THE REQUEST: Pictures within the data are to be left out; everything else must be reproduced exactly.

=== RAW DATA ===

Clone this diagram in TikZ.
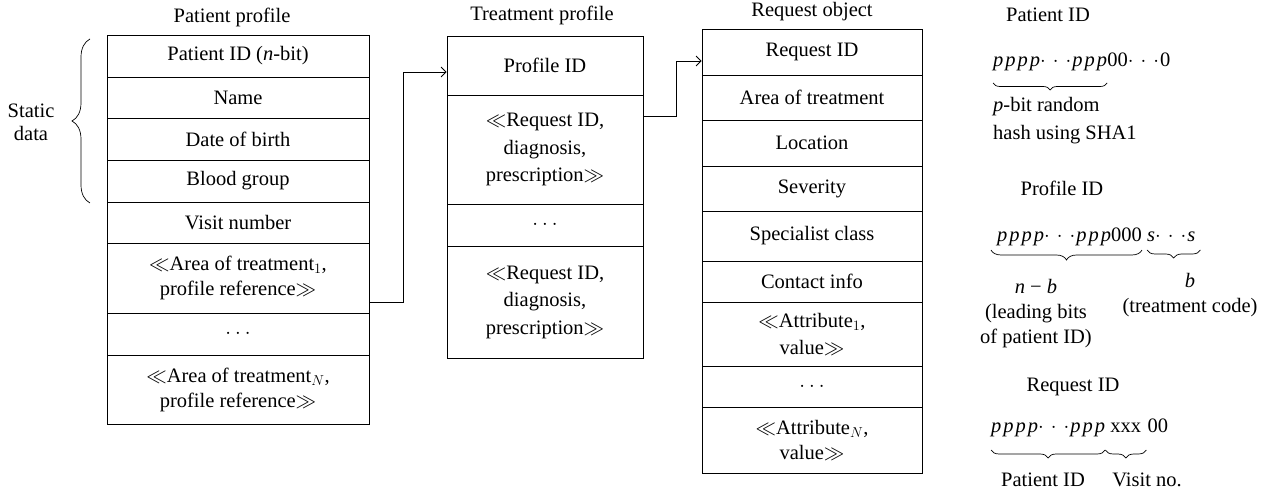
\RequirePackage{fix-cm}
\documentclass[tikz,border=0pt]{standalone}
\usepackage{fontspec}
\setmainfont{Liberation Serif}
\usetikzlibrary{arrows.meta,calc,decorations.pathreplacing}
\newcommand{\bigfont}{\fontsize{20.5}{25}\selectfont}
\newcommand{\ip}{\textit{p}\kern2pt}
\newcommand{\dts}{$\cdot$\hspace{7pt}$\cdot$\hspace{7pt}$\cdot$\kern1pt}
\newcommand{\cdts}{$\cdot$\hspace{4pt}$\cdot$\hspace{4pt}$\cdot$}
\begin{document}
\begin{tikzpicture}[x=1pt,y=-1pt,
  txt/.style={font=\bigfont, inner sep=0pt, align=center},
  cell/.style={txt, draw, line width=0.8pt},
  pcell/.style={cell, minimum width=262pt},
  tcell/.style={cell, minimum width=196pt},
  rcell/.style={cell, minimum width=220pt},
  conn/.style={line width=0.8pt, -{Straight Barb[length=5pt,width=10pt]}},
  brc/.style={line width=0.7pt, decorate, decoration={brace, mirror, amplitude=#1}},
  bits/.style={txt, anchor=base west, text height=14pt, text depth=5pt}
]
\useasboundingbox (0,0) rectangle (1272,494);

% Patient profile
\node[txt] (tpp) at (232,17) {Patient profile};
\node[pcell, minimum height=42pt] (p1) at (238,56) {Patient ID (\textit{n}-bit)};
\node[pcell, minimum height=41pt] (p2) at (238,97.5) {Name};
\node[pcell, minimum height=42pt] (p3) at (238,139) {Date of birth};
\node[pcell, minimum height=42pt] (p4) at (238,181) {Blood group};
\node[pcell, minimum height=41pt] (p5) at (238,222.5) {Visit number};
\node[pcell, minimum height=70pt] (p6) at (238,278) {$\ll$Area of treatment$_1$,\\profile reference$\gg$};
\node[pcell, minimum height=42pt] (p7) at (238,334) {\cdts};
\node[pcell, minimum height=69pt] (p8) at (238,389.5) {$\ll$Area of treatment$_N$,\\profile reference$\gg$};

\draw[line width=0.7pt, decorate, decoration={brace, amplitude=18pt}] (90,203) -- (90,39);
\node[txt, font=\fontsize{20.5}{23}\selectfont] (sd) at (31,122) {Static\\data};

% Treatment profile
\node[txt] (ttp) at (542,15) {Treatment profile};
\node[tcell, minimum height=59pt] (t1) at (545,65.5) {Profile ID};
\node[tcell, minimum height=109pt, font=\fontsize{20.5}{27.5}\selectfont] (t2) at (545,149.5) {$\ll$Request ID,\\diagnosis,\\prescription$\gg$};
\node[tcell, minimum height=42pt] (t3) at (545,225) {\cdts};
\node[tcell, minimum height=112pt, font=\fontsize{20.5}{27.5}\selectfont] (t4) at (545,302) {$\ll$Request ID,\\diagnosis,\\prescription$\gg$};

% Request object
\node[txt] (tro) at (812,12) {Request object};
\node[rcell, minimum height=46pt] (r1) at (812,52) {Request ID};
\node[rcell, minimum height=45pt] (r2) at (812,97.5) {Area of treatment};
\node[rcell, minimum height=46pt] (r3) at (812,143) {Location};
\node[rcell, minimum height=45pt] (r4) at (812,188.5) {Severity};
\node[rcell, minimum height=50pt] (r5) at (812,236) {Specialist class};
\node[rcell, minimum height=41pt] (r6) at (812,281.5) {Contact info};
\node[rcell, minimum height=64pt, font=\fontsize{20.5}{27}\selectfont] (r7) at (812,334) {$\ll$Attribute$_1$,\\value$\gg$};
\node[rcell, minimum height=41pt] (r8) at (812,386.5) {\cdts};
\node[rcell, minimum height=66pt] (r9) at (812,440) {$\ll$Attribute$_N$,\\value$\gg$};

% connectors
\coordinate (k1) at ($(p6.south east)+(0,-11)$);
\coordinate (k1e) at ($(t1.west)+(0,6.5)$);
\draw[conn] (k1) -- ++(34,0) |- (k1e);
\coordinate (k2) at ($(t2.north east)+(0,22)$);
\coordinate (k2e) at ($(r1.west)+(0,9)$);
\draw[conn] (k2) -- ++(33,0) |- (k2e);

% Patient ID format
\node[txt] (hpid) at (1048,15) {Patient ID};
\node[bits] (a1) at (993,67) {\ip\ip\ip\textit{p}\dts\ip\ip\textit{p}};
\node[bits] (a2) at (a1.base east) {00\dts0};
\draw[brc=7pt] ($(a1.base west)+(0,16)$) -- ($(a1.base east)+(0,16)$);
\node[txt, anchor=west, align=left, font=\fontsize{20.5}{28}\selectfont] (a3) at (993,121) {\textit{p}-bit random\\hash using SHA1};

% Profile ID format
\node[txt] (hprid) at (1062,188) {Profile ID};
\node[bits] (b1) at (997,242) {\ip\ip\ip\textit{p}\dts\ip\ip\textit{p}000};
\node[bits] (b2) at ($(b1.base east)+(5,0)$) {\textit{s}\dts\textit{s}};
\draw[brc=10pt] ($(b1.base west)+(-6,8)$) -- ($(b1.base east)+(0,8)$);
\draw[brc=8pt] ($(b2.base west)+(0,8)$) -- ($(b2.base east)+(5,8)$);
\node[txt] (b3) at (1036,313.5) {\textit{n} − \textit{b}\\(leading bits\\of patient ID)};
\node[txt] (b4) at (1190,295) {\textit{b}\\(treatment code)};

% Request ID format
\node[txt] (hrqid) at (1073,387) {Request ID};
\node[bits] (c1) at (991,432) {\ip\ip\ip\textit{p}\dts\ip\ip\textit{p}};
\node[bits, inner xsep=5pt] (c2) at (c1.base east) {xxx};
\node[bits] (c3) at ($(c2.base east)+(1,0)$) {00};
\draw[brc=8pt] ($(c1.base west)+(0,18)$) -- ($(c1.base east)+(0,18)$);
\draw[brc=8pt] ($(c2.base west)+(0,18)$) -- ($(c2.base east)+(0,18)$);
\node[txt] (c4) at (1043,480) {Patient ID};
\node[txt] (c5) at (1147,480) {Visit no.};
\end{tikzpicture}
\end{document}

===

SOLUTION TO THIS TASK:
Clone this diagram in TikZ.
\RequirePackage{fix-cm}
\documentclass[tikz,border=0pt]{standalone}
\usepackage{fontspec}
\setmainfont{Liberation Serif}
\usetikzlibrary{arrows.meta,calc,decorations.pathreplacing}
\newcommand{\bigfont}{\fontsize{20.5}{25}\selectfont}
\newcommand{\ip}{\textit{p}\kern2pt}
\newcommand{\dts}{$\cdot$\hspace{7pt}$\cdot$\hspace{7pt}$\cdot$\kern1pt}
\newcommand{\cdts}{$\cdot$\hspace{4pt}$\cdot$\hspace{4pt}$\cdot$}
\begin{document}
\begin{tikzpicture}[x=1pt,y=-1pt,
  txt/.style={font=\bigfont, inner sep=0pt, align=center},
  cell/.style={txt, draw, line width=0.8pt},
  pcell/.style={cell, minimum width=262pt},
  tcell/.style={cell, minimum width=196pt},
  rcell/.style={cell, minimum width=220pt},
  conn/.style={line width=0.8pt, -{Straight Barb[length=5pt,width=10pt]}},
  brc/.style={line width=0.7pt, decorate, decoration={brace, mirror, amplitude=#1}},
  bits/.style={txt, anchor=base west, text height=14pt, text depth=5pt}
]
\useasboundingbox (0,0) rectangle (1272,494);

% Patient profile
\node[txt] (tpp) at (232,17) {Patient profile};
\node[pcell, minimum height=42pt] (p1) at (238,56) {Patient ID (\textit{n}-bit)};
\node[pcell, minimum height=41pt] (p2) at (238,97.5) {Name};
\node[pcell, minimum height=42pt] (p3) at (238,139) {Date of birth};
\node[pcell, minimum height=42pt] (p4) at (238,181) {Blood group};
\node[pcell, minimum height=41pt] (p5) at (238,222.5) {Visit number};
\node[pcell, minimum height=70pt] (p6) at (238,278) {$\ll$Area of treatment$_1$,\\profile reference$\gg$};
\node[pcell, minimum height=42pt] (p7) at (238,334) {\cdts};
\node[pcell, minimum height=69pt] (p8) at (238,389.5) {$\ll$Area of treatment$_N$,\\profile reference$\gg$};

\draw[line width=0.7pt, decorate, decoration={brace, amplitude=18pt}] (90,203) -- (90,39);
\node[txt, font=\fontsize{20.5}{23}\selectfont] (sd) at (31,122) {Static\\data};

% Treatment profile
\node[txt] (ttp) at (542,15) {Treatment profile};
\node[tcell, minimum height=59pt] (t1) at (545,65.5) {Profile ID};
\node[tcell, minimum height=109pt, font=\fontsize{20.5}{27.5}\selectfont] (t2) at (545,149.5) {$\ll$Request ID,\\diagnosis,\\prescription$\gg$};
\node[tcell, minimum height=42pt] (t3) at (545,225) {\cdts};
\node[tcell, minimum height=112pt, font=\fontsize{20.5}{27.5}\selectfont] (t4) at (545,302) {$\ll$Request ID,\\diagnosis,\\prescription$\gg$};

% Request object
\node[txt] (tro) at (812,12) {Request object};
\node[rcell, minimum height=46pt] (r1) at (812,52) {Request ID};
\node[rcell, minimum height=45pt] (r2) at (812,97.5) {Area of treatment};
\node[rcell, minimum height=46pt] (r3) at (812,143) {Location};
\node[rcell, minimum height=45pt] (r4) at (812,188.5) {Severity};
\node[rcell, minimum height=50pt] (r5) at (812,236) {Specialist class};
\node[rcell, minimum height=41pt] (r6) at (812,281.5) {Contact info};
\node[rcell, minimum height=64pt, font=\fontsize{20.5}{27}\selectfont] (r7) at (812,334) {$\ll$Attribute$_1$,\\value$\gg$};
\node[rcell, minimum height=41pt] (r8) at (812,386.5) {\cdts};
\node[rcell, minimum height=66pt] (r9) at (812,440) {$\ll$Attribute$_N$,\\value$\gg$};

% connectors
\coordinate (k1) at ($(p6.south east)+(0,-11)$);
\coordinate (k1e) at ($(t1.west)+(0,6.5)$);
\draw[conn] (k1) -- ++(34,0) |- (k1e);
\coordinate (k2) at ($(t2.north east)+(0,22)$);
\coordinate (k2e) at ($(r1.west)+(0,9)$);
\draw[conn] (k2) -- ++(33,0) |- (k2e);

% Patient ID format
\node[txt] (hpid) at (1048,15) {Patient ID};
\node[bits] (a1) at (993,67) {\ip\ip\ip\textit{p}\dts\ip\ip\textit{p}};
\node[bits] (a2) at (a1.base east) {00\dts0};
\draw[brc=7pt] ($(a1.base west)+(0,16)$) -- ($(a1.base east)+(0,16)$);
\node[txt, anchor=west, align=left, font=\fontsize{20.5}{28}\selectfont] (a3) at (993,121) {\textit{p}-bit random\\hash using SHA1};

% Profile ID format
\node[txt] (hprid) at (1062,188) {Profile ID};
\node[bits] (b1) at (997,242) {\ip\ip\ip\textit{p}\dts\ip\ip\textit{p}000};
\node[bits] (b2) at ($(b1.base east)+(5,0)$) {\textit{s}\dts\textit{s}};
\draw[brc=10pt] ($(b1.base west)+(-6,8)$) -- ($(b1.base east)+(0,8)$);
\draw[brc=8pt] ($(b2.base west)+(0,8)$) -- ($(b2.base east)+(5,8)$);
\node[txt] (b3) at (1036,313.5) {\textit{n} − \textit{b}\\(leading bits\\of patient ID)};
\node[txt] (b4) at (1190,295) {\textit{b}\\(treatment code)};

% Request ID format
\node[txt] (hrqid) at (1073,387) {Request ID};
\node[bits] (c1) at (991,432) {\ip\ip\ip\textit{p}\dts\ip\ip\textit{p}};
\node[bits, inner xsep=5pt] (c2) at (c1.base east) {xxx};
\node[bits] (c3) at ($(c2.base east)+(1,0)$) {00};
\draw[brc=8pt] ($(c1.base west)+(0,18)$) -- ($(c1.base east)+(0,18)$);
\draw[brc=8pt] ($(c2.base west)+(0,18)$) -- ($(c2.base east)+(0,18)$);
\node[txt] (c4) at (1043,480) {Patient ID};
\node[txt] (c5) at (1147,480) {Visit no.};
\end{tikzpicture}
\end{document}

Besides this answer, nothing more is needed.